Впрочем, едва ли можно представить себе войско более мощное: начальников у него множество, оба крыла его в огромном изобилии защищены всеми видами оружия. Единственно слабое место – это тыл, с обозами и нестроевыми частями, да и здесь для защиты поставлены на фланге отряды запасных пикинеров. Они готовы отбить всякое нападение, откуда бы оно ни пришло. Что касается тыла, то на самом деле и он обеспечен от удара, так как никакой враг не может быть так силен, чтобы напасть на тебя со всех сторон одновременно; если такой неприятель найдется, с ним вообще нечего воевать.
Пусть противник будет даже втрое сильнее, а войска его устроены не хуже наших, он неминуемо ослабит себя, пытаясь охватить нас с разных сторон, и стоит опрокинуть его в одном месте, чтобы все пошло прахом. Нападения конницы, если она даже сильнее нашей и одолеет ее, бояться нечего, так как пики отразят любую атаку. Начальники поставлены так, что им удобно распоряжаться и передавать полученные приказания.
Промежутки между батальонами и между шеренгами не только позволяют одной части войск пройти через линии другой, но очень удобны для пропуска воинов, прибывших с приказаниями командующего. Войско наше, как и римское, должно насчитывать около 24000 человек; вспомогательные силы, присоединенные к нашим двум бригадам, должны быть устроены по их образцу, так же как союзнические войска строились и сражались по примеру римского легиона. При боевом порядке, который я вам только что объяснил, это очень просто: если вы усиливаете паше войско еще двумя бригадами или двойным количеством солдат, вам надо только соразмерно удлинить боевую линию, поставив 20 батальонов вместо 10, или увеличить глубину фронта – смотря по действиям неприятеля или по условиям местности.
ЛУИДЖИ: Знаете, синьор, я уже как будто вижу это войско и горю желанием посмотреть на него в деле. Я ни за что на свете не хотел бы, чтобы вы были Фабием Максимом, избегали бы врага и откладывали бой. Я бы возмущался вами еще больше, чем римляне Фабием.\
ФАБРИЦИО: На этот счет не беспокойтесь. Разве вы не слышите уже грома пушек? Наши открыли огонь, но причинили неприятелю лишь малый урон. Запасные велиты выступают теперь вместе с легкой конницей и с отчаянным криком бросаются на неприятеля, рассыпаясь как можно шире. Неприятельская артиллерия дала один залп, но снаряды пронеслись через головы нашей пехоты и не причинили ей никакого вреда. Чтобы помешать ей выстрелять второй раз, наши велиты и конница уже напали на нее, неприятель двинулся им навстречу, и как нашим, так и вражеским пушкам приходится замолчать.

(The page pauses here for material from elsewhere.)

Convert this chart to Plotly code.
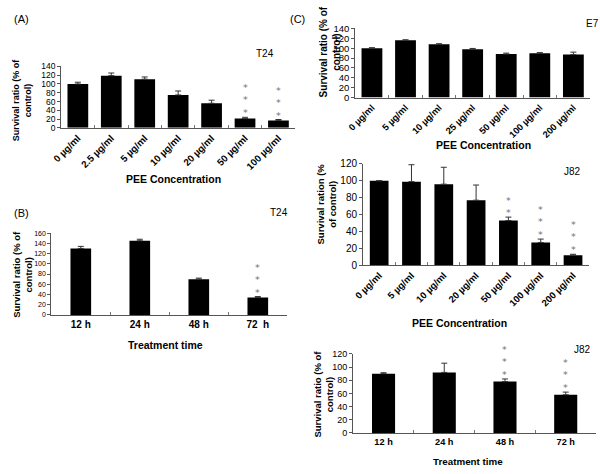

Посмотрите, как мужественно бьются наши воины, как крепка их дисциплина, выработанная постоянными военными упражнениями и верой в войско, которое идет за ними вслед. Вот оно мерным своим шагом, в полном боевом порядке выступает вместе с тяжелой конницей навстречу противнику. Наша артиллерия, чтобы пропустить его, отходит на места, только что очищенные велитами. Полководец воодушевляет воинов, обещая ям верную победу. Вы видите, что велиты и легкая конница отошли, расположились по сторонам войск и выжидают, нельзя ли налететь на противника с фланга.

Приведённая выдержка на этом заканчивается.